Возможно, он был ближе к своему идеалу, когда играл на скрипке. «Это позволяет мне заглянуть в вечность, — говорил он. — Когда я играю, мир удаляется от меня». Он играл без изящества, но в его игре была торжествующая сила, иногда и дикая истерия, отражавшая агонию крушения исполина. «Он даже в музыке проявлялся как диктатор, не признавая стиля или формы, — говорит Маргарита Сарфатти. — Владея средствами выразительности и техникой, он все играл на свой собственный лад». Часто по вечерам на вилле Фельтринелли он запирался от всех, чтобы сыграть некоторые из любимых им вещей Бетховена, Вагнера, Шуберта и Верди. Иногда, стоя в одиночестве в саду на фоне розовых мраморных стен, как бы образующих декорации, он играл с той неистовой силой, которую немецкие патрульные принимали за проявление гениальности. Однажды после воздушного налета он играл немецким офицерам в разрушенном доме отрывки из скрипичного концерта Бетховена, а когда он кончил и присутствовавшие стали аплодировать, он закрыл глаза как бы в экстазе.
Дуче теперь особенно нуждался в эмоциональной разрядке, которую давала ему игра на скрипке. На него давила удушливая атмосфера собственной семьи, все члены которой начиная с января 1944 года большую часть времени проводили на вилле — нелюбимый и заносчивый Витторио с женой и детьми, вдова Бруно Джина и ее дети, школьник Романо, его третий сын и Анна-Мария, младшая дочь [38] . Здесь же жили профессор Захариа и лейтенант Дихерофф — двадцатидвухлетний офицер связи, находившийся там по распоряжению Гитлера.
38
Несколько лет Витторио безуспешно работал в кинобизнесе. Теперь он живет в Южной Америке. Анна-Мария недавно вышла за муж в Италии. Романо руководит джаз-бандом.
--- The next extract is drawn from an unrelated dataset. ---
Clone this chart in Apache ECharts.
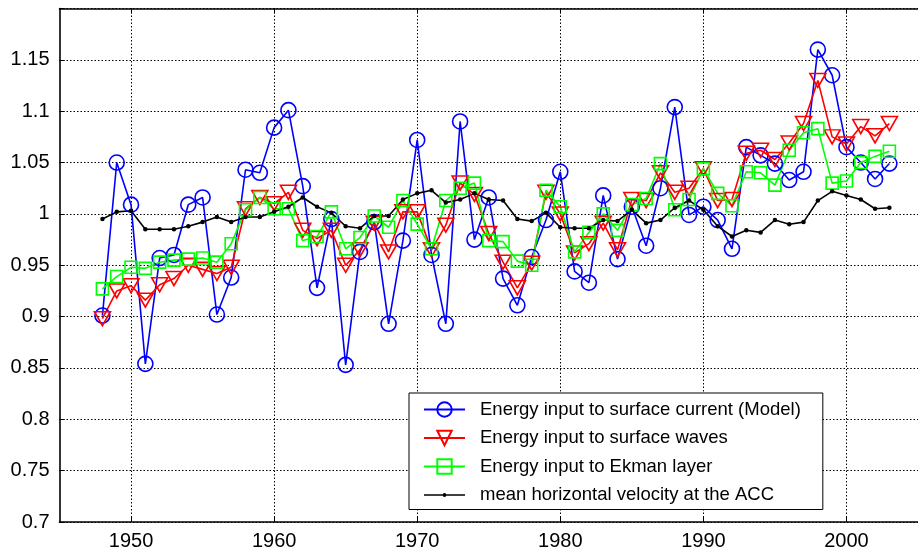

В своих дневниках Рашель пишет о счастливой атмосфере, но немцы так не считали. Романо учился игре на аккордеоне, нестройные звуки которого наполняли весь дом, невестки часто ссорились. Витторио вынудил отца взять в качестве личных секретарей себя, кузена Вито и двух своих друзей вместо прежних, по его мнению — некомпетентных; внуки с шумом и визгом носились вокруг дома, призывая «дедушку дуче», сама же Рашель выражала свое недовольство то угрюмым молчанием, то потоком упреков и жалоб. Ее мучило содержание анонимного письма, сообщавшего о том, что Кларетта Петаччи, которая, как она полагала, навсегда исчезла из жизни ее мужа, теперь снова к нему вернулась и живет на вилле у озера. Рашель узнала о Кларетте в ночь 25 июля, когда, покинув виллу Торлония в страхе перед погромом, она поселилась в домике привратника, и один из слуг посочувствовал тому, что муж давно ей изменяет. «Не надо было мне этого говорить, — говорил он позднее. — К своему удивлению я понял, что она об этом не знает».